Thursday, January 21, 2010

The Massachusetts Senate Race: A New Rise in Conservatism?

A little known Democratic Senator from IL, Barack Obama, shocked the nation by defeating long time Senator from AZ., John McCain, in the election of 2008. Everybody believed that conservatism was all but dead and it would take a generation to see the rise of conservatism again. Even Historian Sean Wilentz believed that conservatism, in the tradition of Ronald Reagan, was over. Obama took the oath of office on January 20, 2009. One year later, conservatism once again may not be dead but on the rise just like it did during the late 1960s and
1970s that led to it's climax of propelling Ronald Reagan in the White House for two terms.

In 1964, Lyndon B. Johnson,who succeeded the late President John F. Kennedy, won a decisive victory over Sen. Barry Goldwater (AZ-R) and "portrayed as a permanent liberal consensus in the United States" as Historian Rick Perlstein argued. Public sentiment began to fear that Johnson was moving too quickly to push his liberal agenda (particularly the Great Society Program) through Congress. The mid-term elections of 1966 proved that the electorate became dissatisfied with the rapid spread of liberalism that many liberal members of Congress were voted out of office.

Conservatism continued to rise while the liberals of the Democratic Party became divided, especially during the 1968 presidential election. With Robert F. Kennedy's assassination, the Democrats were in trouble since the two Democratic candidates were divided on the issue of the Vietnam War. The two candidates, Hubert Humphrey, Johnson's Vice President, was not exactly an anti-war candidate and many feared that he would continue the war whereas Eugene McCarthy was the Party's anti-war candidate. At the 1968 convention, the Democratic Party nominated Humphrey while the conservatives strongly united around Richard M. Nixon. Nixon played off the fractured Democratic Party and won a decisive victory in the 1968 Presidential Election over Humphrey. However, Nixon's presidency was tainted by the Watergate Scandal that propelled Jimmy Carter, the Democratic Georgia Governor, to win the presidency in 1976 over President Gerald Ford. Finally, Carter's presidency proved a disaster and with a strong national conservative grass-roots base that started in the late 1960s came to their climax in 1980 when California Governor Ronald Reagean ascended to the White House.

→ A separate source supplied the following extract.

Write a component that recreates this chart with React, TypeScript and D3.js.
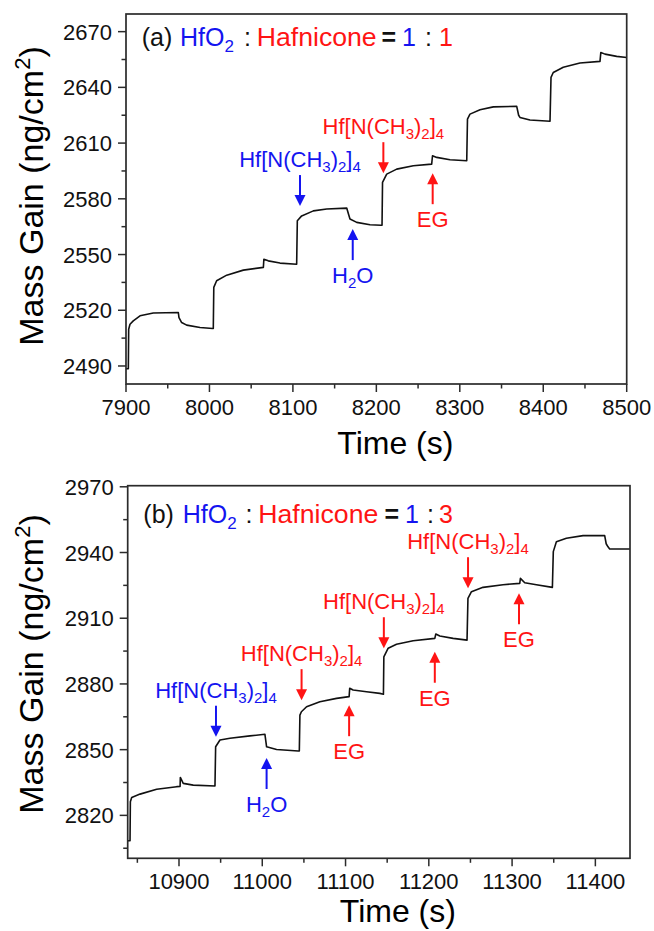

Within one year that Obama took office, it seems that Republican conservatism began to take hold in three important elections. In 2009, Robert F. McDonnell, the Republican candidate, ended eight years of Democratic control in the Virgina Gubernatorial Race while Christopher J. Christie, the Republican Gubernatorial candidate ended twelve years of Democratic control in New Jersey, seen by many as a large liberal State. Finally, within the last week, the unthinkable happened; the State of Massachusetts, for the first time in about thirty years elected Scott Brown, a Republican State Senator, in a special Senate Race to replace the late Edward M. Kennedy. If the trend continues the way it has been from the past year, then this can be considered the new rise of the conservative movement, organized by grass roots organizations such as the Tea Parties and peoples' fierce discontent with the current Government as evidence by the countless town hall meetings that took place within the year. It's still too early to asses if this new rise of conservatism is very similar as the one happened during the late 1960s and 1970s. Time will tell if the phrase "history tends to repeat itself" becomes true or not.